# Need ISO 37 x 642 tires



## BlackRockJohhny (Apr 24, 2018)

Hello!

I recently bought the bike below.  The rims require ISO 37 x 642 tires.
I can't find the tires in the US, and the only place I can find them is a website in Italy, ilovebike.com
Unfortunately, they can't ship to the US, but they can ship anywhere in Europe.

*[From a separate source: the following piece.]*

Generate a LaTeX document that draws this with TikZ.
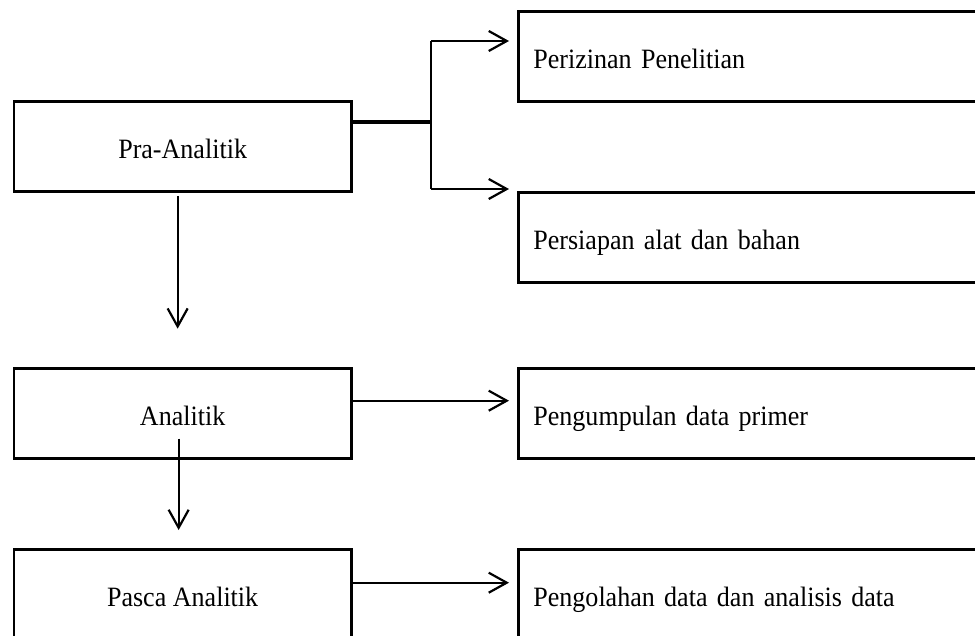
\documentclass[tikz,border=0pt]{standalone}
\usepackage{fontspec}
\setmainfont[FakeStretch=0.93]{Liberation Serif}
\usetikzlibrary{arrows.meta,calc}

\begin{document}
\begin{tikzpicture}[x=1pt,y=-1pt,>={Straight Barb[length=18pt,width=20pt]},
 stage/.style={draw,line width=2.8pt,anchor=north west,minimum width=337.5pt,inner ysep=0pt,
  text height=57pt,text depth=33pt,font=\fontsize{28}{32}\selectfont},
 task/.style={stage,text width=480pt,inner xsep=15pt,align=left},
 link/.style={line width=2.2pt,->}]
 \path[use as bounding box] (0,0) rectangle (975,635);
 \clip (0,0) rectangle (975,635);
 % stages
 \node[stage] (pra) at (12.5,100) {Pra-Analitik};
 \node[stage] (ana) at (12.5,366.7) {Analitik};
 \node[stage] (pasca) at (12.5,548) {Pasca Analitik};
 % tasks
 \node[task] (izin) at (517,10) {Perizinan Penelitian};
 \node[task] (siap) at (517,191) {Persiapan alat dan bahan};
 \node[task] (kumpul) at (517,366.7) {Pengumpulan data primer};
 \node[task] (olah) at (517,548) {Pengolahan data dan analisis data};
 % fork
 \coordinate (fork) at (431,122);
 \coordinate (forkA) at (431,41);
 \coordinate (forkB) at (431,189);
 \draw[line width=4pt] (pra.east |- fork) -- (fork);
 \draw[line width=2.2pt] (forkA) -- (forkB);
 \draw[link,shorten >=8pt] (forkA) -- (forkA -| izin.west);
 \draw[link,shorten >=8pt] (forkB) -- (forkB -| siap.west);
 \draw[link] ($(ana.north east)+(0,34)$) -- ($(kumpul.north west)+(-8,34)$);
 \draw[link] ($(pasca.north east)+(0,34.7)$) -- ($(olah.north west)+(-8,34.7)$);
 \draw[link] ($(pra.south)+(-5,3)$) -- ($(ana.north)+(-5,-38)$);
 \draw[link] ($(ana.south)+(-4,-21)$) -- ($(pasca.north)+(-4,-18)$);
\end{tikzpicture}
\end{document}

Can anyone point me to either someplace in the US that has these tires, or how I can arrange some sort of "middle-man", in Europe that I can work with to arrange purchase and shipment to the US?

Thanks!


----------



## dnc1 (Apr 24, 2018)

I'll help if you need someone to act as middleman.
Be aware that shipping isn't cheap though.
I did this a month or so ago for a fellow Caber and it worked out well.
PM me if you need help.
I'm in the U.K.
Darren.


----------



## bulldog1935 (Apr 25, 2018)

Darren, having shipped many antique fishing reels both ways, post from UK is a bargain compared to post from US.


----------



## BlackRockJohhny (Apr 25, 2018)

dnc1 said:


> I'll help if you need someone to act as middleman.
> Be aware that shipping isn't cheap though.
> I did this a month or so ago for a fellow Caber and it worked out well.
> PM me if you need help.
> ...





Thanks for offer, Darren.

I was actually able to contact the guy I bought the bike from, and he has offered to help, so I will use him.
But, I will keep your info in case I need to do this again.
Thanks again, Darren!


----------